It was a random Tuesday in October and my darling husband had taken us back to Paris for my birthday. We had only been previously in summer and spring. The city had a different feel; a touch of melancholy, more quiet, but — as always — absolute magic. We like to stay near the Eiffel Tower and on our first evening as we were walking by I looked up and snapped this picture with my iPhone. I am so proud of this shot. The moon was full and my favorite color blue was emanating from the Eiffel Tower like a welcoming beacon. I noticed the whole thing was lit up differently but had no idea why. Since it was autumn it was darker much earlier. In summer it does not get fully dark until around eleven at night. We enjoy revisiting our favorite places in Paris but the experiences are always different. Going up the tower at night gave us a new perspective. On that note, when we went down to the first floor I could not help but notice practically every adult looked absolutely PETRIFIED. They all seemed to be shuffling with a stiff, sideways gait like crabs almost too scared to move. This was around the time selfie sticks were just becoming popular and I also wondered why there were all these teenagers reclining on the ground taking pictures of themselves. Aside from the self-absorption that seems to accompany those years, regardless of the country of origin, I could not understand why they were all on their backs. And then it hit me. I looked down and realized with no small degree of shock that we were standing on a brand new addition … which was ALL SHEER GLASS. On our previous trip to Paris a year and a half earlier we saw the construction but had no idea what was going on. And now, of all the times; of all the days, it turned out we had fortuitously and inadvertently stumbled upon the debut of the first change made to the iconic tower since its opening in 1889 as the entrance to the World’s Fair. This was the first time in 125 years the most visited landmark in the world had made any change. And I could not believe we were actually witnessing its history making opening!

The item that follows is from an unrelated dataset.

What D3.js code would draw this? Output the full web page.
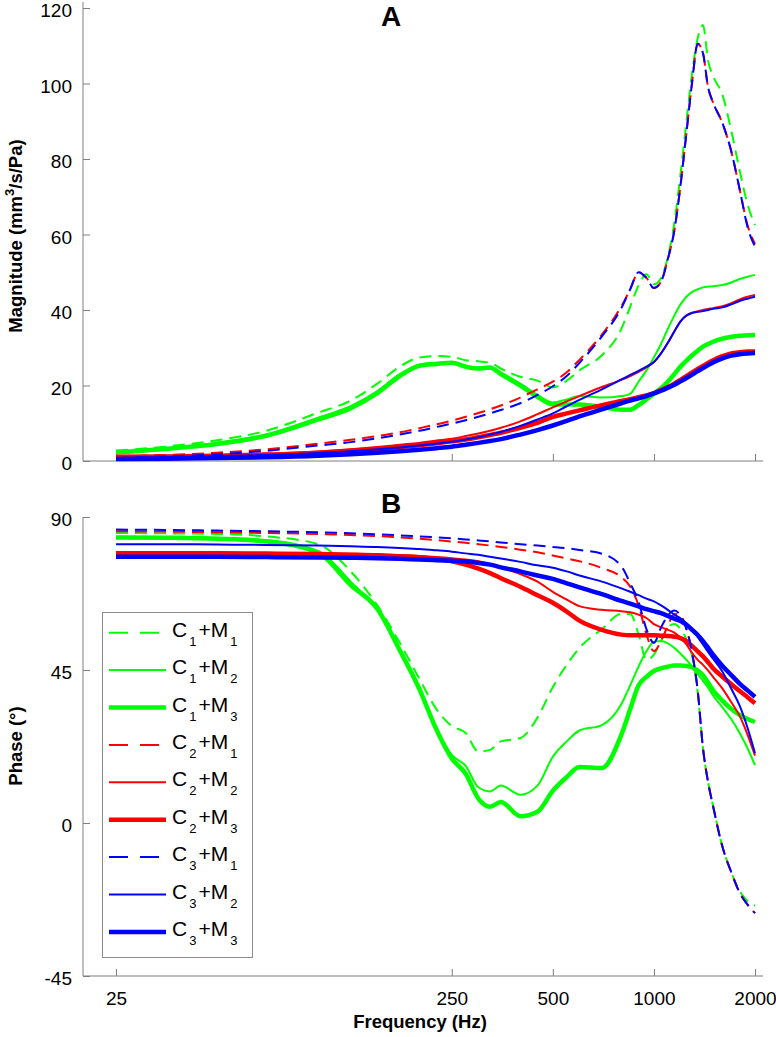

Looking down, one could clearly see people milling around 187 feet below. I stared in rapt fascination underneath my feet while visitors from all over the world surrounded us literally clinging to the walls. Gustave Eiffel, the creator of “the Iron Lady,” once said:
“Can one think that because we are engineers, beauty does not preoccupy us or that we do not try to build beautiful, as well as solid and long lasting structures? Aren’t the genuine functions of strength always in keeping with unwritten conditions of harmony? … Besides, there is an attraction, a special charm in the colossal to which ordinary theories of art do not apply.”
Maybe the glass of champagne I’d had 189 feet at the top had added to my courage. Maybe I had such a deep love for La Tour Eiffel it superseded my normal fears. Whatever the case, I was so incredibly grateful that we were actually there — despite the lack of any announcements in the media anywhere — for opening day.